* BEGIN *

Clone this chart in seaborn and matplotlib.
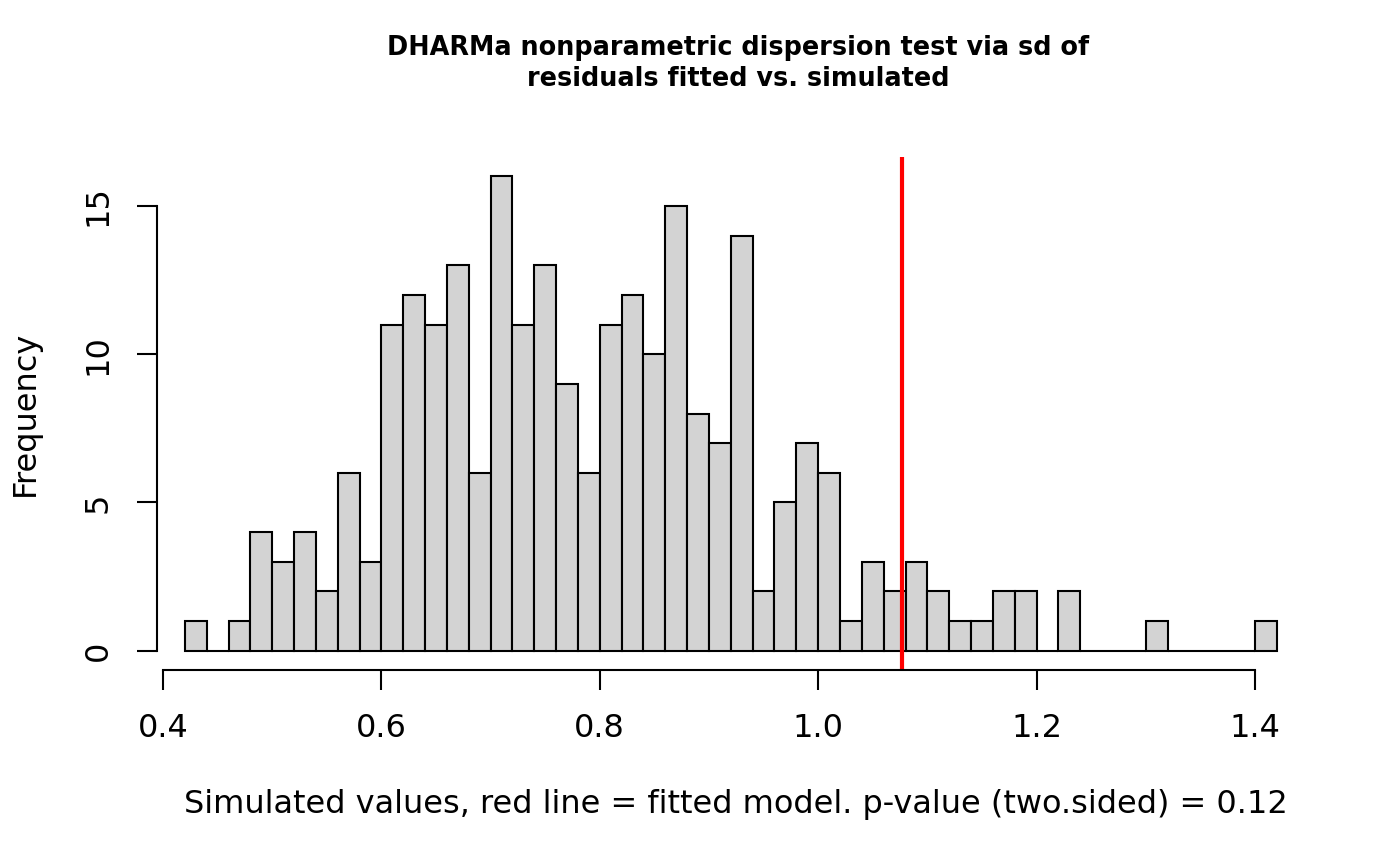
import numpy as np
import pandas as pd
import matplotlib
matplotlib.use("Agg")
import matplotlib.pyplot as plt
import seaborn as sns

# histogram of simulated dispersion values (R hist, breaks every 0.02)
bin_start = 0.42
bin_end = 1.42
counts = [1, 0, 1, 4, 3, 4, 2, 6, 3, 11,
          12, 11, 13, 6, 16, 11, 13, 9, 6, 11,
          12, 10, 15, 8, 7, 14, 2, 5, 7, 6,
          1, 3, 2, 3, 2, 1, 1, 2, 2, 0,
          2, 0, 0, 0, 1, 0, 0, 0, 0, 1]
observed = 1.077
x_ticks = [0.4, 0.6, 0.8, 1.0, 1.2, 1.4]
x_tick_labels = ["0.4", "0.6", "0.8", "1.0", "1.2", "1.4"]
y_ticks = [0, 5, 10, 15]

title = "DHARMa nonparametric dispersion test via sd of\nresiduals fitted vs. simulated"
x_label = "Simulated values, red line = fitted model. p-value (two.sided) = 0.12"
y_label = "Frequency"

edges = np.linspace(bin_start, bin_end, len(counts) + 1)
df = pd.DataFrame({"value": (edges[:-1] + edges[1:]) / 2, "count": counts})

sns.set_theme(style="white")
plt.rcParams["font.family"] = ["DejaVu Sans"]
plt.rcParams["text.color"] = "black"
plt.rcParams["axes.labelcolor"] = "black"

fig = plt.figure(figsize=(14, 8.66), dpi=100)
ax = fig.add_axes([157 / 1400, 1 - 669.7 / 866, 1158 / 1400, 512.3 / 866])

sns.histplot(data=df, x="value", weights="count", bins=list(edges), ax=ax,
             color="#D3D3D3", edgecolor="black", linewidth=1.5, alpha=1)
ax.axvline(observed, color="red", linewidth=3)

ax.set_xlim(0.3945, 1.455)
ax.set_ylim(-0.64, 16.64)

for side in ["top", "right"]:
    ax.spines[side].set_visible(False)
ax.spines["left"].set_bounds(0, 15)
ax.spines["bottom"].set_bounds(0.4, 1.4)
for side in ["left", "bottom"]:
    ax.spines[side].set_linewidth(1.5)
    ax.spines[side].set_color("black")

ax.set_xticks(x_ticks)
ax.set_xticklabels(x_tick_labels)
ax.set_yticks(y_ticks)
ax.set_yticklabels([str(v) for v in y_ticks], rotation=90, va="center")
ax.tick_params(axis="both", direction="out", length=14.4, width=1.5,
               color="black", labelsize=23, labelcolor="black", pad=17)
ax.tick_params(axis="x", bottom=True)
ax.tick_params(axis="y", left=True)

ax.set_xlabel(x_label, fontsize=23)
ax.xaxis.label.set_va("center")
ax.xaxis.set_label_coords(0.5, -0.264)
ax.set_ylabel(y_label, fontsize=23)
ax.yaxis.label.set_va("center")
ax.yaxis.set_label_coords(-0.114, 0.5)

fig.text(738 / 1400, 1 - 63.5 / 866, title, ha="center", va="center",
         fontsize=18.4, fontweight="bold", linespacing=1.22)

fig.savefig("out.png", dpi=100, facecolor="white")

* END *

> Aim of the task
From the first line above to the line containing "import seaborn as sns", repeat each line exactly. Pictures stay out.

> Full response
Clone this chart in seaborn and matplotlib.
import numpy as np
import pandas as pd
import matplotlib
matplotlib.use("Agg")
import matplotlib.pyplot as plt
import seaborn as sns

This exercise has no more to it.